Material provided:
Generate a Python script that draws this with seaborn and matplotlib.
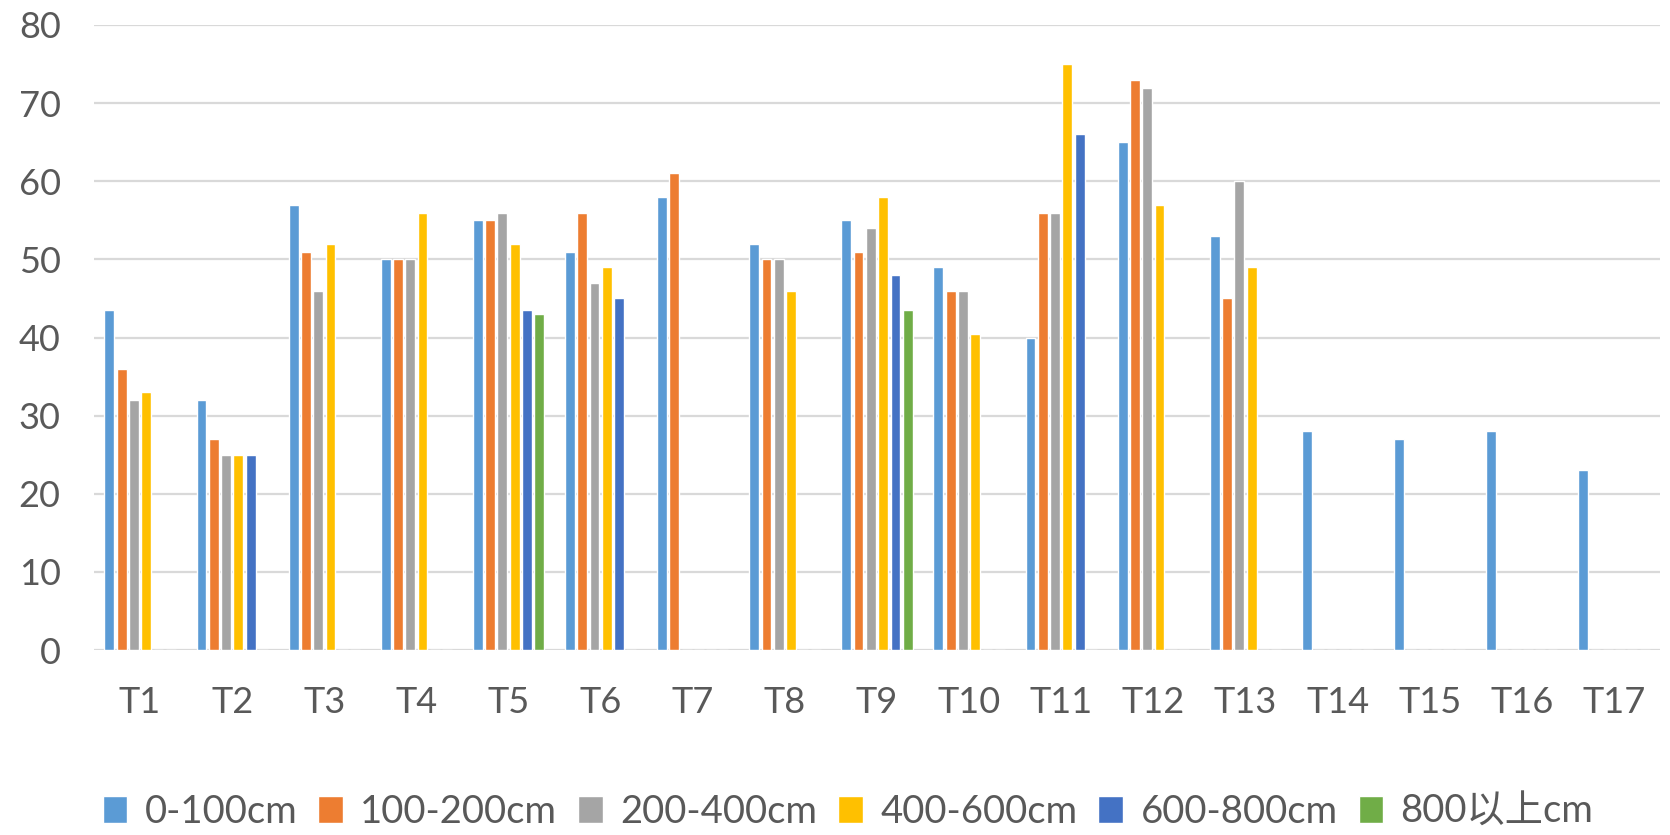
import matplotlib
matplotlib.use("Agg")
import matplotlib.pyplot as plt
import seaborn as sns
import pandas as pd

# Sites
sites = ["T1", "T2", "T3", "T4", "T5", "T6", "T7", "T8", "T9",
         "T10", "T11", "T12", "T13", "T14", "T15", "T16", "T17"]

# Height classes
classes = ["0-100cm", "100-200cm", "200-400cm", "400-600cm", "600-800cm", "800以上cm"]

# Values per height class (0 = no data for that site)
h_0_100 = [43.5, 32, 57, 50, 55, 51, 58, 52, 55, 49, 40, 65, 53, 28, 27, 28, 23]
h_100_200 = [36, 27, 51, 50, 55, 56, 61, 50, 51, 46, 56, 73, 45, 0, 0, 0, 0]
h_200_400 = [32, 25, 46, 50, 56, 47, 0, 50, 54, 46, 56, 72, 60, 0, 0, 0, 0]
h_400_600 = [33, 25, 52, 56, 52, 49, 0, 46, 58, 40.5, 75, 57, 49, 0, 0, 0, 0]
h_600_800 = [0, 25, 0, 0, 43.5, 45, 0, 0, 48, 0, 66, 0, 0, 0, 0, 0, 0]
h_800_up = [0, 0, 0, 0, 43, 0, 0, 0, 43.5, 0, 0, 0, 0, 0, 0, 0, 0]

colors = ["#5B9BD5", "#ED7D31", "#A5A5A5", "#FFC000", "#4472C4", "#70AD47"]

series = [h_0_100, h_100_200, h_200_400, h_400_600, h_600_800, h_800_up]
rows = []
for cls, vals in zip(classes, series):
    for s, v in zip(sites, vals):
        rows.append({"site": s, "class": cls, "value": v})
df = pd.DataFrame(rows)

sns.set_theme(style="white")
plt.rcParams["font.family"] = ["Lato", "Noto Sans CJK SC"]
text_color = "#595959"

fig = plt.figure(figsize=(16.7, 8.35), dpi=100)
ax = fig.add_axes([94 / 1670, 1 - 650 / 835, 1566 / 1670, (650 - 25) / 835])

sns.barplot(data=df, x="site", y="value", hue="class", order=sites,
            hue_order=classes, palette=colors, width=0.8, gap=0.2,
            errorbar=None, ax=ax, legend=True, saturation=1)

ax.set_ylim(0, 80)
ax.set_xlim(-0.5, len(sites) - 0.5)
ax.set_yticks(range(0, 81, 10))
ax.yaxis.grid(True, color="#D9D9D9", linewidth=1.6)
ax.set_axisbelow(True)
for sp in ax.spines.values():
    sp.set_visible(False)
ax.set_xlabel("")
ax.set_ylabel("")
ax.tick_params(axis="both", length=0, labelsize=26, colors=text_color)
ax.tick_params(axis="x", pad=26)
ax.tick_params(axis="y", pad=24)

handles, labels = ax.get_legend_handles_labels()
ax.get_legend().remove()
leg = fig.legend(handles, labels, loc="center", ncol=6,
                 bbox_to_anchor=(848 / 1670, 23 / 835), frameon=False,
                 fontsize=27.5, handlelength=0.65, handleheight=0.7,
                 handletextpad=0.45, columnspacing=0.55, borderaxespad=0)
for t in leg.get_texts():
    t.set_color(text_color)

fig.savefig("out.png", dpi=100)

Direction: From the data above, copy each line that has the string "matplotlib".

Complete answer:
Generate a Python script that draws this with seaborn and matplotlib.
import matplotlib
matplotlib.use("Agg")
import matplotlib.pyplot as plt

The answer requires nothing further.